Before the current month closes, decide:
- which categories need normal full-month funding next month
- which irregular expenses should get their own category instead of hiding in miscellaneous spending
- which transfers between accounts need to happen earlier
- which card payments or due dates need better visibility
- whether a small next-month buffer is starting to form
If your bigger goal is to stop opening every month mid-flight, this is the right follow-up:
That article is about building breathing room. This one is about getting the current month under control without rewriting the first half of it.
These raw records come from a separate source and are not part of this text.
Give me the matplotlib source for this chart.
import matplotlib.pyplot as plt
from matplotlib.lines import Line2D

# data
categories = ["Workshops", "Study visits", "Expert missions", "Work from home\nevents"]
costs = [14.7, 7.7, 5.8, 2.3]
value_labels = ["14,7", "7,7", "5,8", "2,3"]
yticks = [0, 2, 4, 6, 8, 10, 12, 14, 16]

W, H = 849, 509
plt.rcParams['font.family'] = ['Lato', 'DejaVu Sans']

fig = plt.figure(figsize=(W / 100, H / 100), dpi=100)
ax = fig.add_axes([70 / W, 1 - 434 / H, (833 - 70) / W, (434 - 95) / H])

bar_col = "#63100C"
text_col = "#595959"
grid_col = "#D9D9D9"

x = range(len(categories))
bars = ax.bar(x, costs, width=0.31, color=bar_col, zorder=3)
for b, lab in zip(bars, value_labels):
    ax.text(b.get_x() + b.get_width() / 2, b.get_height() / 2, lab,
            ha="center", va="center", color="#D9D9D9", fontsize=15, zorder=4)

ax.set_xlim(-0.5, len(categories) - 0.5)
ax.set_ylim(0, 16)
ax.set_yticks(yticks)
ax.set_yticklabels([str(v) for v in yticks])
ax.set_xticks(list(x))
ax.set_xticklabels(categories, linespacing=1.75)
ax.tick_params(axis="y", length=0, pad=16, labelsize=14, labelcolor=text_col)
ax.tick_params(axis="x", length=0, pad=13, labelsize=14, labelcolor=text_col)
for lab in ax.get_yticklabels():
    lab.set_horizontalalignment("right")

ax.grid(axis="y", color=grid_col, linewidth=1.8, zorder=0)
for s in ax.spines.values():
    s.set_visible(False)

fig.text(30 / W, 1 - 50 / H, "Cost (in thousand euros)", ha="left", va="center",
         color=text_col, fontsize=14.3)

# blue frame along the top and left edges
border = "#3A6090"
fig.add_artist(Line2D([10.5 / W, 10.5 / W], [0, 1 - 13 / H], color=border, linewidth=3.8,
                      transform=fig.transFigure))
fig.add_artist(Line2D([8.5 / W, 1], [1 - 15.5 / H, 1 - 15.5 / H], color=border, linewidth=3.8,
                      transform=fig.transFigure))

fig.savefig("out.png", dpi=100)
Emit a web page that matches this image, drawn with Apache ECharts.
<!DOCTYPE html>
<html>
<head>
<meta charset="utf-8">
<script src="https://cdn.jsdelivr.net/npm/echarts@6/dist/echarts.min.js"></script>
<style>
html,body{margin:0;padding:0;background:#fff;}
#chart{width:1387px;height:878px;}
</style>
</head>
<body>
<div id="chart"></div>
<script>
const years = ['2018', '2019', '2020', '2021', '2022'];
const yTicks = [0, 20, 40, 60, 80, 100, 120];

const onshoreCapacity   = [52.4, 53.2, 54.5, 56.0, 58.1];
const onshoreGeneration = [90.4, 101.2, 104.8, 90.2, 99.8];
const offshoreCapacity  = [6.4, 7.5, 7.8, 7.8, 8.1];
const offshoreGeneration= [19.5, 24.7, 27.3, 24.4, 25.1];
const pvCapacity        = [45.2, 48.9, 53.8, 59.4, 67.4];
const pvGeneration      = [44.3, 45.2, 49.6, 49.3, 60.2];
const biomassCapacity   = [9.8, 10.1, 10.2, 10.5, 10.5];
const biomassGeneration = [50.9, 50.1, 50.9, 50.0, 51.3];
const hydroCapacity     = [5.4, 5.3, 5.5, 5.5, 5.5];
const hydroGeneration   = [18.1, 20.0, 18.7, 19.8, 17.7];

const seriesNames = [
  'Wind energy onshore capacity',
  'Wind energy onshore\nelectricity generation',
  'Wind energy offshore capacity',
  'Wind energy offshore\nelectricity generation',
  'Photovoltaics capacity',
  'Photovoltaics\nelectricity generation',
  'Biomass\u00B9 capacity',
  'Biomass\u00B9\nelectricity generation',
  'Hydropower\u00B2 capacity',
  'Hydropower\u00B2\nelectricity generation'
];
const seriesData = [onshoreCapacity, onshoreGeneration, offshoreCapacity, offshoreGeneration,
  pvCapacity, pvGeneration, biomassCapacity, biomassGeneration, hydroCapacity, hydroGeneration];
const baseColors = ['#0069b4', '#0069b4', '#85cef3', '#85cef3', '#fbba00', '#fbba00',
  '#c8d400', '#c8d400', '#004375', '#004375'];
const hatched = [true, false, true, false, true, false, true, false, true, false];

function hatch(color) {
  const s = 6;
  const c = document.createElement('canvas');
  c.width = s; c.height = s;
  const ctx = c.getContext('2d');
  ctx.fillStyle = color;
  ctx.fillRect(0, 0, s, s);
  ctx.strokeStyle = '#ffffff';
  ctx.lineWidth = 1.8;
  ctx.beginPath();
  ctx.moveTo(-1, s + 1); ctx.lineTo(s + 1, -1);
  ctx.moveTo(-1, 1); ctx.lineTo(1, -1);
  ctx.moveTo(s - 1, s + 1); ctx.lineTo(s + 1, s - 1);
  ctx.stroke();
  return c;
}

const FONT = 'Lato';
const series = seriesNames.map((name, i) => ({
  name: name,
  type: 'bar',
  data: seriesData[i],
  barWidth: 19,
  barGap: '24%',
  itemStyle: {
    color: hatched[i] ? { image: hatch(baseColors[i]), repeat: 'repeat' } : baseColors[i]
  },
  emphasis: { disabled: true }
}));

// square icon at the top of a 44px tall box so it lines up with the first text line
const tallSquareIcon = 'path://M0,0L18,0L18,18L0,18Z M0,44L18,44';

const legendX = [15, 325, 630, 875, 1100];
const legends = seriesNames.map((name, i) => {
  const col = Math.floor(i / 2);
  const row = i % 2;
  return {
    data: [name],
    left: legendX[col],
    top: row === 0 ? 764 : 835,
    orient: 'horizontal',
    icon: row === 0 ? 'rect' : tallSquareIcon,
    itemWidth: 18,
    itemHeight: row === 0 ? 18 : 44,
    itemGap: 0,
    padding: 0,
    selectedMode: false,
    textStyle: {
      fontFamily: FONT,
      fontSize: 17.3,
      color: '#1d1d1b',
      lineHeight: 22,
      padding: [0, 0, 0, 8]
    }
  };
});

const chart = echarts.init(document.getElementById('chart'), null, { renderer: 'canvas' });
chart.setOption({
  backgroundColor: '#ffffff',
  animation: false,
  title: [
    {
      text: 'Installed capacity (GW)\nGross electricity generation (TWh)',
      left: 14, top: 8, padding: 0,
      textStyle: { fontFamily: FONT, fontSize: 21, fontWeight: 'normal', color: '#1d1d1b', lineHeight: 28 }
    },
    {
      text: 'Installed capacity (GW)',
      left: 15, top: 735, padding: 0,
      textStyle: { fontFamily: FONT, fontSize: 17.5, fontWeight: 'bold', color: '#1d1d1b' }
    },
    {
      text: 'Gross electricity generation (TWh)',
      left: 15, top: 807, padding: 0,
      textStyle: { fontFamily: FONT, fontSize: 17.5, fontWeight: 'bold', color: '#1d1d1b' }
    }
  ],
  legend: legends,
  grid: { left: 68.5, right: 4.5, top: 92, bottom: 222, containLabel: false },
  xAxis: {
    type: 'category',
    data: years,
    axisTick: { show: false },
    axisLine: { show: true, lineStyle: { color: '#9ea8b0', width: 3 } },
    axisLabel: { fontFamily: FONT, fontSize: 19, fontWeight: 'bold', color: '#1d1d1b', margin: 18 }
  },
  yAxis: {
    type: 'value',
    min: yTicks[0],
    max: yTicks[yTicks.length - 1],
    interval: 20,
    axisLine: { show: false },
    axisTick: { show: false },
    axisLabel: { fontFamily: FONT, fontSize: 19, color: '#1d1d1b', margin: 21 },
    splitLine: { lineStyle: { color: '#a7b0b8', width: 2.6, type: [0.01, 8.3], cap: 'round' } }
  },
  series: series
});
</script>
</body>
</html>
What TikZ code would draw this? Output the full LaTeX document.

Where Expense Budget Tracker fits
Expense Budget Tracker is a good fit for how to start a budget in the middle of the month because this workflow needs two things at the same time:
- a clear view of what already happened
- a practical way to fund what still has to happen
The product already supports the parts that matter here:
- monthly budget planning with planned-versus-actual comparison
- account balances across multiple accounts
- transfers between your own accounts as first-class data
- statement import workflows when the month started in bank exports and files
- shared workspaces if more than one person is involved in the household budget
- future-month setup so next month does not have to start mid-flight too
That matters because mid-month setup is not about making the month look cleaner. It is about getting to one honest screen where you can see:
- what has already been spent
- what cash is still available
- which bills are done
- which bills are still coming
- whether next month can start cleaner than this one did
The simple rule
If you are starting a budget in the middle of the month, do not rewind the month.
Record the transactions that already happened. Let paid bills stay paid. Fund only what is left. Reconcile the balances. Then set next month up before it begins.
That is the practical answer to how to start a budget in the middle of the month in 2026.
Less fake backfilling. More useful numbers.